Page added on January 11, 2010
Daimler’s two-year effort to win over U.S. drivers with a thrifty, plastic-clad minicar is running out of steam, adding urgency to the German automaker’s effort to find a partner for the Smart brand.
The U.S. debut of the urban two-seater is foundering after a promising start in 2008, when North American sales propelled Smart to its first profit. With just one model, the ForTwo, the brand’s U.S. sales plunge 41 percent, to 14,600 cars, last year, more than the 15 percent decline by Daimler’s Mercedes-Benz.

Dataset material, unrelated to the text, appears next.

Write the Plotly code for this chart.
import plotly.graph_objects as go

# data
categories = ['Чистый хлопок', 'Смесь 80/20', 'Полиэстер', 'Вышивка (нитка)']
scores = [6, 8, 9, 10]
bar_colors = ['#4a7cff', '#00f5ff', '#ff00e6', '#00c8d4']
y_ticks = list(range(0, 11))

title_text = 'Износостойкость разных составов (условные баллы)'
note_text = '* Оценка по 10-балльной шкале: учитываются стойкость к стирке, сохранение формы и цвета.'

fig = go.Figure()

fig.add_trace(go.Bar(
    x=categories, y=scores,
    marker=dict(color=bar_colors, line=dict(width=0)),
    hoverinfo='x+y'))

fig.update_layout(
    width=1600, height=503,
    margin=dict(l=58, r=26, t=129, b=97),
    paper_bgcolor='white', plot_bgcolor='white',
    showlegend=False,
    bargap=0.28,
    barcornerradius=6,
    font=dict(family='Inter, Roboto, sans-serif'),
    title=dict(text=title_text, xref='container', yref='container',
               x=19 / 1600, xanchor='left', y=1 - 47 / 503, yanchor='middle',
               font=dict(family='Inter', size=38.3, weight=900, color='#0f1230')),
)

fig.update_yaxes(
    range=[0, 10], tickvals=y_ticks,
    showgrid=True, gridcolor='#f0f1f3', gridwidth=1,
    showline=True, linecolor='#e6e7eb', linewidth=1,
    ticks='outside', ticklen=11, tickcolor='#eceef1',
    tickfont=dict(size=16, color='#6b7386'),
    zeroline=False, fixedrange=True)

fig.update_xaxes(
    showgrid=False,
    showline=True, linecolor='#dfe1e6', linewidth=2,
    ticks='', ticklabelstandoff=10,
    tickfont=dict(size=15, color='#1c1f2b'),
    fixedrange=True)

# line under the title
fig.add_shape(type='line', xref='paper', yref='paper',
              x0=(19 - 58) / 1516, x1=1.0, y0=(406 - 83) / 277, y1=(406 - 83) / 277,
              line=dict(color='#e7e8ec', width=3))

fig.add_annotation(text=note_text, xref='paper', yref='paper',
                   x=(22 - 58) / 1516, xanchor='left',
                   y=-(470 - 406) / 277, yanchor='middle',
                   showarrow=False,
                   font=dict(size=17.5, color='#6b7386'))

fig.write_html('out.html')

“Smart’s not a car in the traditional sense. It’s a high-style alternative to public transportation,” said Jim Hall, principal of consulting firm 2953 Analytics who has worked with General Motors and Toyota on model development. “The problem for Smart is that fashion tends to be fleeting.”
Smart’s fading fortunes in the United States highlight Daimler’s need to find a partner to expand the model lineup and lower costs as it commits $2 billion to boost compact-car offerings. The manufacturer is in talks with Renault and other carmakers on potential “close-knit” cooperation, chief executive Dieter Zetsche said Dec. 17.
“The lack of success in small cars has been a big strategic weakness, and Daimler likely needs a partner to turn things around,” said Stefan Bratzel, director of the automotive institute at the University of Applied Sciences in Bergisch Gladbach, Germany.